What the couple didn't lose was their connection to the area they've adopted as home. Today their new home sits exactly where the first one was, and Hoflich is president of the Funny River Chamber of Commerce.
"This is just a real close-knit neighborhood," Hoflich said. "Everyone helps each other."
The chamber consists of about 85 members, including a couple of fishing guides and several contractors. The local general store, with its restaurant, is a favorite gathering spot. And the combined chamber and community association building provides a focal point for the community's summer festival and bingo games.
"It's just a laid back community and everybody helps each other," Hoflich said. "We just all get along real well."
The paving of Funny River Road was a welcome change for the community, according to Hoflich. He said that with only one road in and out of the area, a bridge across the Kenai River to the Sterling Highway would be a good safety measure. And with an eye toward safety, the community is putting together an emergency response group.

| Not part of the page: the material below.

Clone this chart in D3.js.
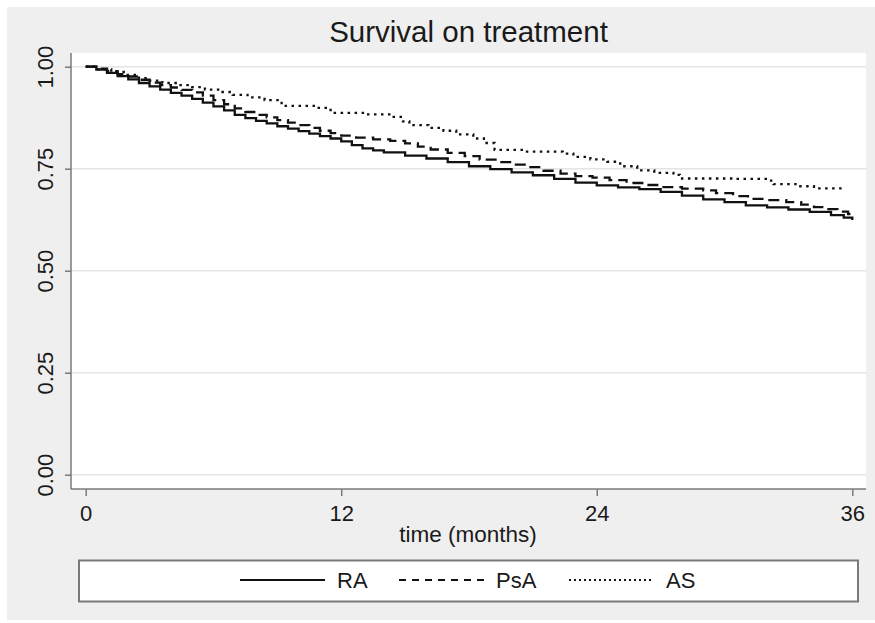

"We have an ambulance we're fixing up, and we're trying to get enough money together to build a fire station out here," Hoflich said.
He estimated that 300 individuals are involved in the effort, including some who have already gone through emergency response training.
Jodi Evers and her husband, Tim, moved to Ninilchik from Anchorage 10 years ago because of Tim's charter fishing business, Fishward Bound Adventures. Since making Ninilchik home, Evers was president of the Ninilchik Chamber of Commerce for five years, recently stepping aside to become secretary and treasurer. Her husband organized the Deep Creek Charter Boats Association. The couple also owns and operates Deep Creek Sport Shop.
"There are probably 50 businesses that are members of the chamber and 70 members in the charter boat association," Evers said. "As far as the community, we have a lot of new businesses."
Added to growing numbers of fishing charters, bed and breakfasts and cabins, Evers said, there is a new hardware and auto parts store, more eating establishments, and Deep Creek Custom Packing has begun operating year-round.
"And there's two grocery stores in Ninilchik -- that shows growth," said Evers, referring to her business, as well as Ninilchik General Store.
Tom Clark is the three-year president of the Anchor Point Chamber of Commerce. Originally from Pennsylvania, he drove to the peninsula in the early 1990s and "met the boss's daughter," whom he has since married.
Through Clark Management Services and Timberline Construc-tion, Clark manages ventures, real estate partnerships, and buys and develops properties.
"Anchor Point has a receding timber market economy," Clark said. "But we have a very stable tourism economy. Our number one features are Anchor River and Cook Inlet. They attract thousands of tourists every year."
A number of restaurants and overnight accommodations allow fish-minded visitors to catch early morning tides.
Although Clark considers Anchor Point a bedroom community for nearby Homer, he said there is an effort afoot to expand the town's economic advantages. He said snowmachining in the Caribou Hills is a popular attraction, adding, "Anchor Point provides some jump off points. Cross-country skiing and dog mushing are also possibilities."
Residents are considering changes that might result from a proposed gas line running through the area, and several companies, including Phillips Petroleum Company, are interested in exploring what lies beneath Anchor Point's surface, according to Clark.
"I hope the community rallies around the growth of this area and the responsible development those companies can provide," Clark said.
Like elsewhere, Clark reported a growing senior population. And, as with communities peninsulawide, Clark said a strong community spirit is Anchor Point's ace in the hole.